● **WRITTEN PROBLEM**:
Images are not part of the copy; transcribe all the data exactly.

Code that draws figures:
+ + + + + + +

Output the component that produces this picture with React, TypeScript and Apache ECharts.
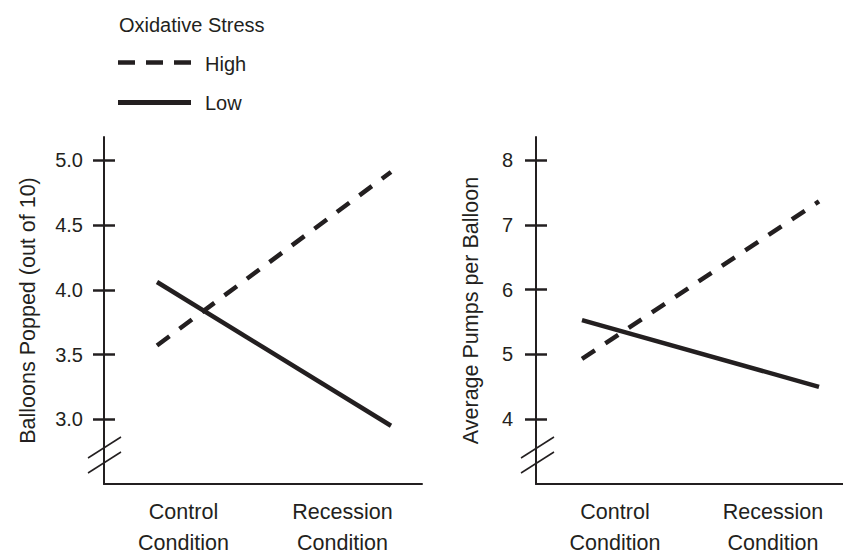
import { useEffect, useRef } from "react";
import * as echarts from "echarts";

const conditions = ["Control\nCondition", "Recession\nCondition"];
const stressLevels = ["High", "Low"];
const legendTitle = "Oxidative Stress";
const balloonsHigh = [3.57, 4.91];
const balloonsLow = [4.06, 2.95];
const pumpsHigh = [4.93, 7.36];
const pumpsLow = [5.53, 4.5];
const balloonsTicks = [3.0, 3.5, 4.0, 4.5, 5.0];
const pumpsTicks = [4, 5, 6, 7, 8];
const balloonsTitle = "Balloons Popped (out of 10)";
const pumpsTitle = "Average Pumps per Balloon";

const INK = "#231f20";
const FONT = "'Liberation Sans', Arial, sans-serif";

function frameX(gridIndex: number) {
  return {
    gridIndex,
    type: "category",
    data: conditions,
    boundaryGap: true,
    axisLine: { show: true, onZero: false, lineStyle: { color: INK, width: 2 } },
    axisTick: { show: false },
    axisLabel: {
      interval: 0,
      hideOverlap: false,
      margin: 6,
      formatter: (v: string) => {
        const [first, second] = v.split("\n");
        return `{a|${first}}\n{b|${second}}`;
      },
      rich: {
        a: { color: INK, fontSize: 21.5, fontFamily: FONT, lineHeight: 44 },
        b: { color: INK, fontSize: 21.5, fontFamily: FONT, lineHeight: 18 },
      },
    },
    splitLine: { show: false },
  };
}

function dataX(gridIndex: number) {
  return { gridIndex, type: "category", data: conditions, boundaryGap: false, show: false };
}

function frameY(gridIndex: number, min: number, max: number, ticks: number[], title: string, nameGap: number, digits: number, margin: number) {
  return [
    {
      gridIndex,
      type: "value",
      position: "left",
      min,
      max,
      name: title,
      nameLocation: "middle",
      nameGap,
      nameTextStyle: { color: INK, fontSize: 21.5, fontFamily: FONT },
      axisLine: { show: true, lineStyle: { color: INK, width: 2 } },
      axisTick: { show: true, inside: false, length: 11, customValues: ticks, lineStyle: { color: INK, width: 2.5 } },
      axisLabel: {
        show: true,
        customValues: ticks,
        color: INK,
        fontSize: 20,
        fontFamily: FONT,
        margin,
        formatter: (v: number) => v.toFixed(digits),
      },
      splitLine: { show: false },
    },
    {
      gridIndex,
      type: "value",
      position: "left",
      min,
      max,
      axisLine: { show: false },
      axisTick: { show: true, inside: true, length: 11, customValues: ticks, lineStyle: { color: INK, width: 2.5 } },
      axisLabel: { show: false },
      splitLine: { show: false },
    },
  ];
}

function dataY(gridIndex: number, min: number, max: number) {
  return { gridIndex, type: "value", min, max, show: false, splitLine: { show: false } };
}

function lineSeries(name: string, data: number[], xAxisIndex: number, yAxisIndex: number, dashed: boolean) {
  return {
    type: "line",
    name,
    data,
    xAxisIndex,
    yAxisIndex,
    symbol: "none",
    silent: true,
    lineStyle: { color: INK, width: 4.5, type: dashed ? [15.5, 12.5] : "solid", cap: "butt" },
  };
}

function breakMarks(x: number) {
  return [
    { type: "line", shape: { x1: x - 16, y1: 458, x2: x + 17, y2: 437 }, style: { stroke: INK, lineWidth: 1.5 } },
    { type: "line", shape: { x1: x - 16, y1: 473, x2: x + 17, y2: 452 }, style: { stroke: INK, lineWidth: 1.5 } },
  ];
}

export default function App() {
  const ref = useRef<HTMLDivElement>(null);
  useEffect(() => {
    if (!ref.current) return;
    const chart = echarts.init(ref.current, null, { renderer: "svg" });
    const g = { top: 137, height: 347, containLabel: false, outerBoundsMode: "none" };
    const option = {
      animation: false,
      backgroundColor: "#ffffff",
      grid: [
        { ...g, left: 104, width: 318 },
        { ...g, left: 157, width: 234 },
        { ...g, left: 536, width: 316 },
        { ...g, left: 582, width: 237 },
      ],
      xAxis: [frameX(0), dataX(1), frameX(2), dataX(3)],
      yAxis: [
        ...frameY(0, 2.5, 5.18, balloonsTicks, balloonsTitle, 65, 1, 21),
        dataY(1, 2.5, 5.18),
        ...frameY(2, 3, 8.355, pumpsTicks, pumpsTitle, 54, 0, 23),
        dataY(3, 3, 8.355),
      ],
      series: [
        lineSeries(stressLevels[0], balloonsHigh, 1, 2, true),
        lineSeries(stressLevels[1], balloonsLow, 1, 2, false),
        lineSeries(stressLevels[0], pumpsHigh, 3, 5, true),
        lineSeries(stressLevels[1], pumpsLow, 3, 5, false),
      ],
      graphic: [
        { type: "text", x: 119, y: 25, style: { text: legendTitle, fill: INK, fontSize: 20, fontFamily: FONT, verticalAlign: "middle" } },
        { type: "line", shape: { x1: 118, y1: 62.5, x2: 191, y2: 62.5 }, style: { stroke: INK, lineWidth: 4.5, lineDash: [17, 11] } },
        { type: "text", x: 205, y: 63.5, style: { text: stressLevels[0], fill: INK, fontSize: 20, fontFamily: FONT, verticalAlign: "middle" } },
        { type: "line", shape: { x1: 118, y1: 102.5, x2: 191, y2: 102.5 }, style: { stroke: INK, lineWidth: 5 } },
        { type: "text", x: 205, y: 103, style: { text: stressLevels[1], fill: INK, fontSize: 20, fontFamily: FONT, verticalAlign: "middle" } },
        ...breakMarks(104),
        ...breakMarks(537),
      ],
    };
    chart.setOption(option as any);
    return () => chart.dispose();
  }, []);
  return <div ref={ref} style={{ position: "absolute", left: 0, top: 0, width: 843, height: 556 }} />;
}
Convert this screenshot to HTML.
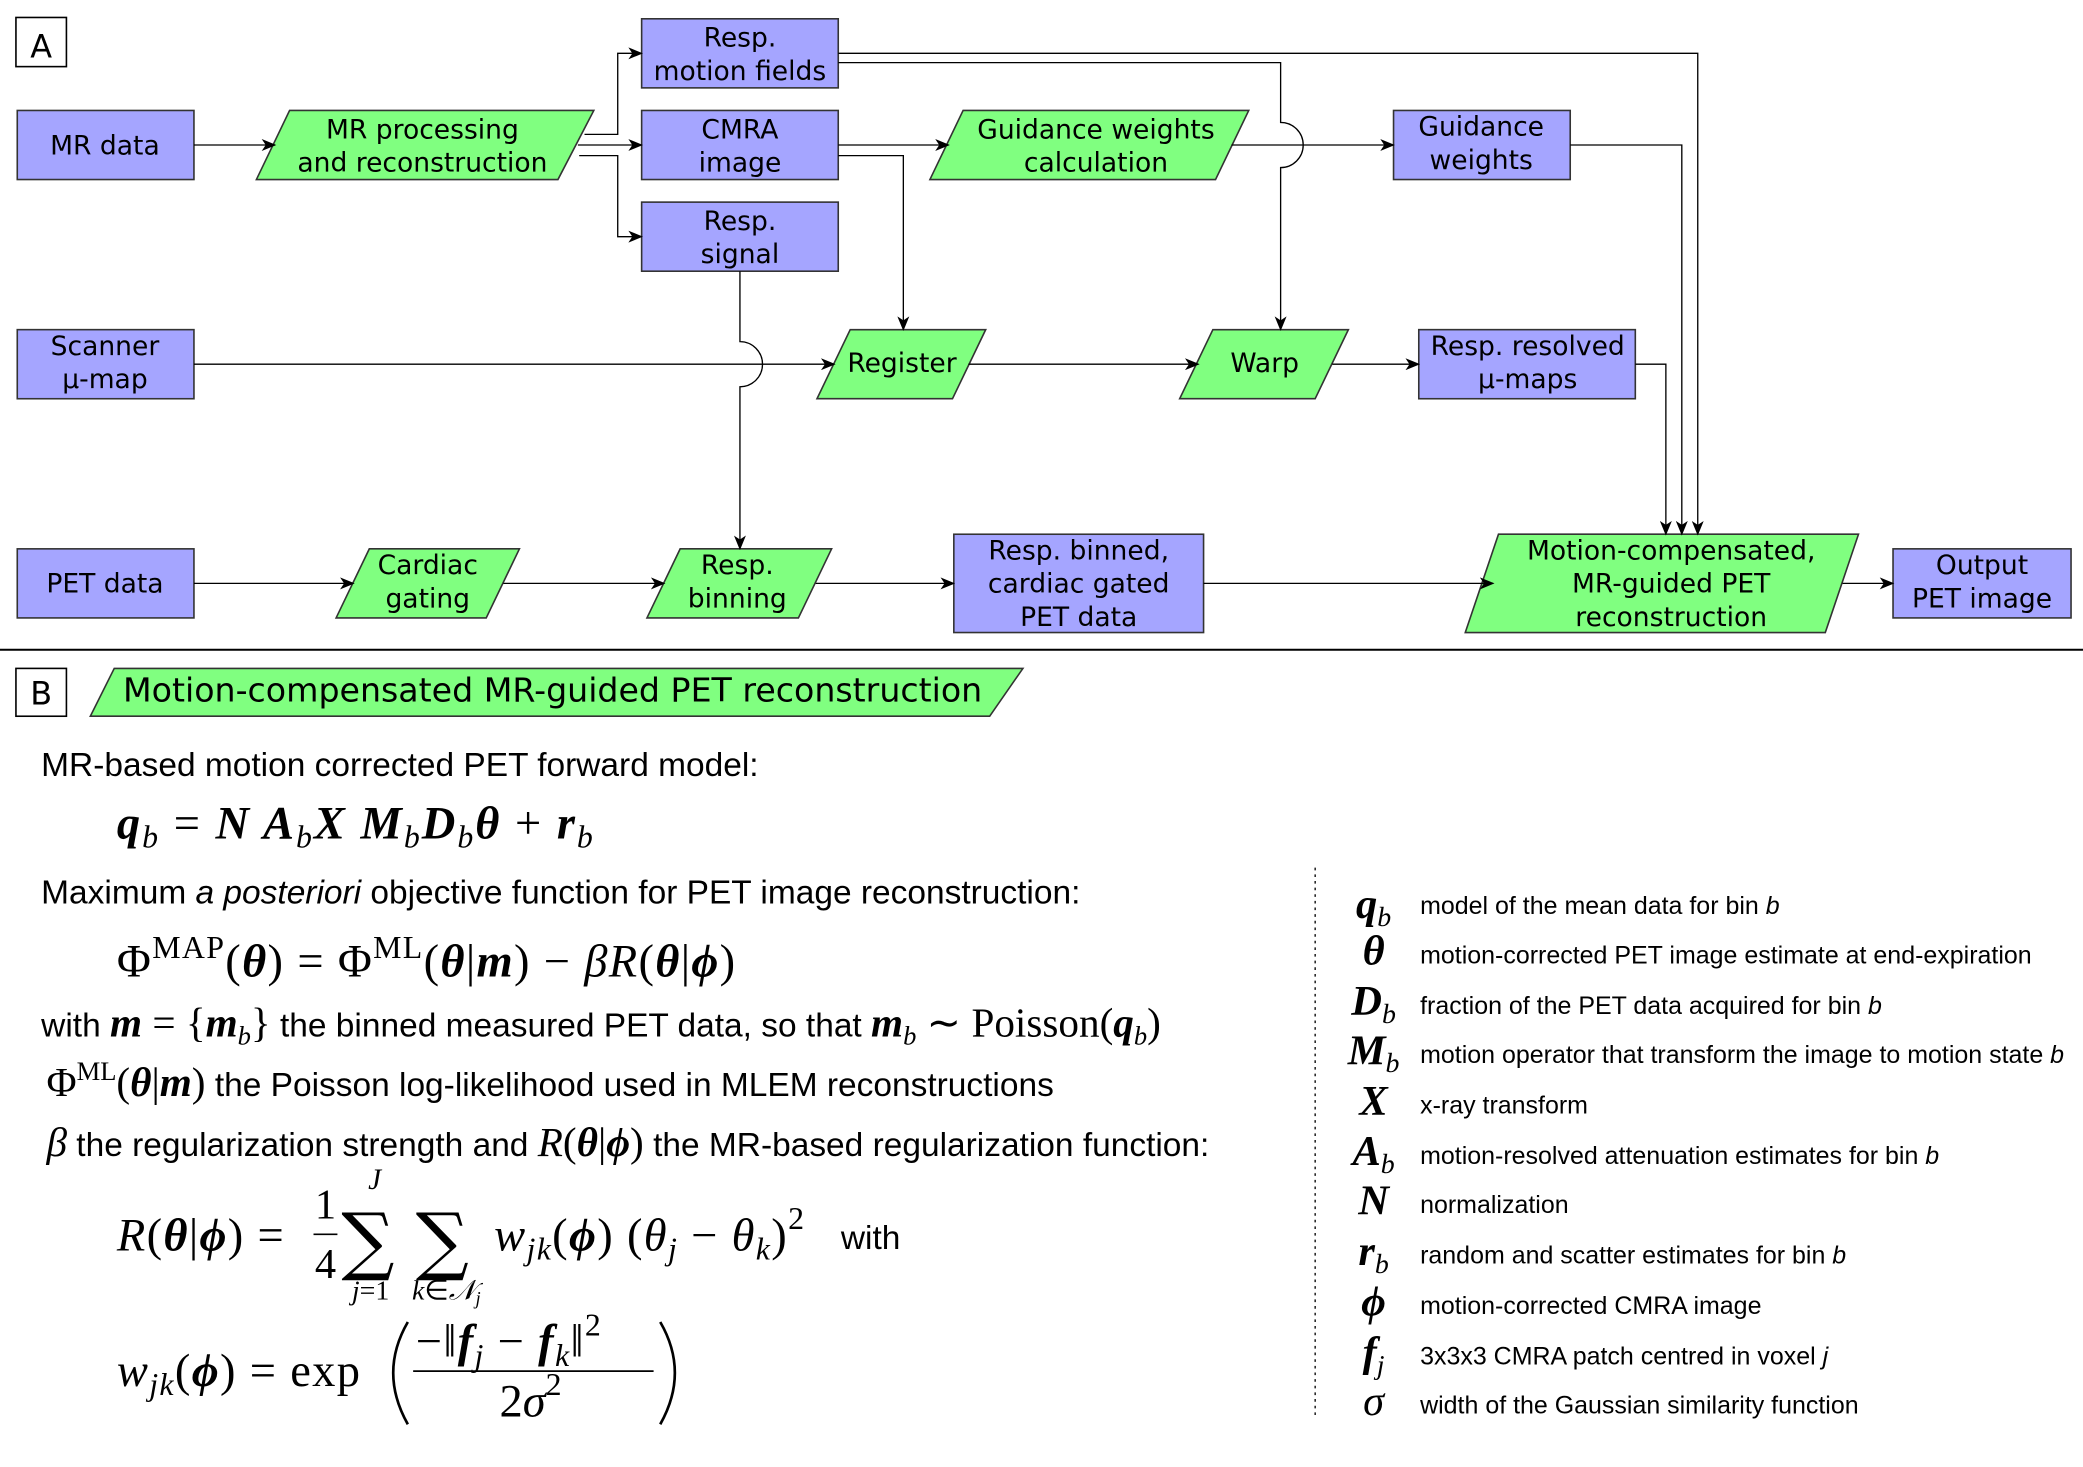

+ + + + + + +

● **EXPECTED ANSWER**:
Output the component that produces this picture with React, TypeScript and Apache ECharts.
import { useEffect, useRef } from "react";
import * as echarts from "echarts";

const conditions = ["Control\nCondition", "Recession\nCondition"];
const stressLevels = ["High", "Low"];
const legendTitle = "Oxidative Stress";
const balloonsHigh = [3.57, 4.91];
const balloonsLow = [4.06, 2.95];
const pumpsHigh = [4.93, 7.36];
const pumpsLow = [5.53, 4.5];
const balloonsTicks = [3.0, 3.5, 4.0, 4.5, 5.0];
const pumpsTicks = [4, 5, 6, 7, 8];
const balloonsTitle = "Balloons Popped (out of 10)";
const pumpsTitle = "Average Pumps per Balloon";

const INK = "#231f20";
const FONT = "'Liberation Sans', Arial, sans-serif";

function frameX(gridIndex: number) {
  return {
    gridIndex,
    type: "category",
    data: conditions,
    boundaryGap: true,
    axisLine: { show: true, onZero: false, lineStyle: { color: INK, width: 2 } },
    axisTick: { show: false },
    axisLabel: {
      interval: 0,
      hideOverlap: false,
      margin: 6,
      formatter: (v: string) => {
        const [first, second] = v.split("\n");
        return `{a|${first}}\n{b|${second}}`;
      },
      rich: {
        a: { color: INK, fontSize: 21.5, fontFamily: FONT, lineHeight: 44 },
        b: { color: INK, fontSize: 21.5, fontFamily: FONT, lineHeight: 18 },
      },
    },
    splitLine: { show: false },
  };
}

function dataX(gridIndex: number) {
  return { gridIndex, type: "category", data: conditions, boundaryGap: false, show: false };
}

function frameY(gridIndex: number, min: number, max: number, ticks: number[], title: string, nameGap: number, digits: number, margin: number) {
  return [
    {
      gridIndex,
      type: "value",
      position: "left",
      min,
      max,
      name: title,
      nameLocation: "middle",
      nameGap,
      nameTextStyle: { color: INK, fontSize: 21.5, fontFamily: FONT },
      axisLine: { show: true, lineStyle: { color: INK, width: 2 } },
      axisTick: { show: true, inside: false, length: 11, customValues: ticks, lineStyle: { color: INK, width: 2.5 } },
      axisLabel: {
        show: true,
        customValues: ticks,
        color: INK,
        fontSize: 20,
        fontFamily: FONT,
        margin,
        formatter: (v: number) => v.toFixed(digits),
      },
      splitLine: { show: false },
    },
    {
      gridIndex,
      type: "value",
      position: "left",
      min,
      max,
      axisLine: { show: false },
      axisTick: { show: true, inside: true, length: 11, customValues: ticks, lineStyle: { color: INK, width: 2.5 } },
      axisLabel: { show: false },
      splitLine: { show: false },
    },
  ];
}

function dataY(gridIndex: number, min: number, max: number) {
  return { gridIndex, type: "value", min, max, show: false, splitLine: { show: false } };
}

function lineSeries(name: string, data: number[], xAxisIndex: number, yAxisIndex: number, dashed: boolean) {
  return {
    type: "line",
    name,
    data,
    xAxisIndex,
    yAxisIndex,
    symbol: "none",
    silent: true,
    lineStyle: { color: INK, width: 4.5, type: dashed ? [15.5, 12.5] : "solid", cap: "butt" },
  };
}

function breakMarks(x: number) {
  return [
    { type: "line", shape: { x1: x - 16, y1: 458, x2: x + 17, y2: 437 }, style: { stroke: INK, lineWidth: 1.5 } },
    { type: "line", shape: { x1: x - 16, y1: 473, x2: x + 17, y2: 452 }, style: { stroke: INK, lineWidth: 1.5 } },
  ];
}

export default function App() {
  const ref = useRef<HTMLDivElement>(null);
  useEffect(() => {
    if (!ref.current) return;
    const chart = echarts.init(ref.current, null, { renderer: "svg" });
    const g = { top: 137, height: 347, containLabel: false, outerBoundsMode: "none" };
    const option = {
      animation: false,
      backgroundColor: "#ffffff",
      grid: [
        { ...g, left: 104, width: 318 },
        { ...g, left: 157, width: 234 },
        { ...g, left: 536, width: 316 },
        { ...g, left: 582, width: 237 },
      ],
      xAxis: [frameX(0), dataX(1), frameX(2), dataX(3)],
      yAxis: [
        ...frameY(0, 2.5, 5.18, balloonsTicks, balloonsTitle, 65, 1, 21),
        dataY(1, 2.5, 5.18),
        ...frameY(2, 3, 8.355, pumpsTicks, pumpsTitle, 54, 0, 23),
        dataY(3, 3, 8.355),
      ],
      series: [
        lineSeries(stressLevels[0], balloonsHigh, 1, 2, true),
        lineSeries(stressLevels[1], balloonsLow, 1, 2, false),
        lineSeries(stressLevels[0], pumpsHigh, 3, 5, true),
        lineSeries(stressLevels[1], pumpsLow, 3, 5, false),
      ],
      graphic: [
        { type: "text", x: 119, y: 25, style: { text: legendTitle, fill: INK, fontSize: 20, fontFamily: FONT, verticalAlign: "middle" } },
        { type: "line", shape: { x1: 118, y1: 62.5, x2: 191, y2: 62.5 }, style: { stroke: INK, lineWidth: 4.5, lineDash: [17, 11] } },
        { type: "text", x: 205, y: 63.5, style: { text: stressLevels[0], fill: INK, fontSize: 20, fontFamily: FONT, verticalAlign: "middle" } },
        { type: "line", shape: { x1: 118, y1: 102.5, x2: 191, y2: 102.5 }, style: { stroke: INK, lineWidth: 5 } },
        { type: "text", x: 205, y: 103, style: { text: stressLevels[1], fill: INK, fontSize: 20, fontFamily: FONT, verticalAlign: "middle" } },
        ...breakMarks(104),
        ...breakMarks(537),
      ],
    };
    chart.setOption(option as any);
    return () => chart.dispose();
  }, []);
  return <div ref={ref} style={{ position: "absolute", left: 0, top: 0, width: 843, height: 556 }} />;
}
Convert this screenshot to HTML.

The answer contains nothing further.